Critics have been quick to dismiss the technical expertise of Linda McCartney's work. She had a "good eye" but was criticised for not coming to terms with the more mundane aspects of taking pictures.

Nevertheless, while rock icons such as Jimi Hendrix, Janis Joplin, Jim Morrison and Brian Jones were relaxing - even losing their inhibitions on drink and drugs - Linda would be in the corner, snapping away.

Her talent has often been described as no more than being in the right place at the right time - but so were a lot of other people. And it was she who got the shots. At college, the then Linda Eastman was not taught technique, but that the key to making great pictures was finding the right inspiration at the right moment. Her images often lack formality of composition, with the subjects at times being caught off-centre, or hovering at the edge of the frame.

The pictures at the New York exhibition ranged from those photographs taken in the Sixties and Seventies to others taken throughout the Nineties.

At the same time, an exhibition of Linda's innovative work with the artist Brian Clarke, involving putting photographs on to stained-glass windows, has opened in Europe and may come to London or New York.
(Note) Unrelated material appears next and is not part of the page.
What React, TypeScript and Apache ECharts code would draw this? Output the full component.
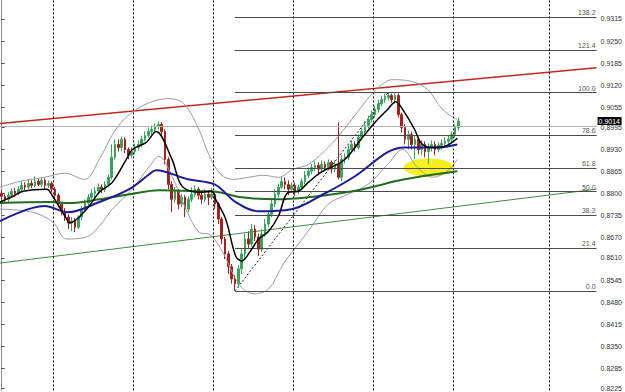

The exhibition opens a few days before a memorial service for the photographer. Sir Paul McCartney will give the address at the service on Monday night at St Martin-in-the-Fields church in London, while animal rights organisations hold a candlelit vigil close by, in Trafalgar Square. The service, next Monday, will attract interest across the world, but Sir Paul is planning to keep it a private affair, restricted to family and friends and those who knew his wife.

Representatives of animal-rights and vegetarian groups plan to assemble during the evening to pay tribute to Linda McCartney's work over more than two decades in increasing public awareness about vegetarianism and animal welfare.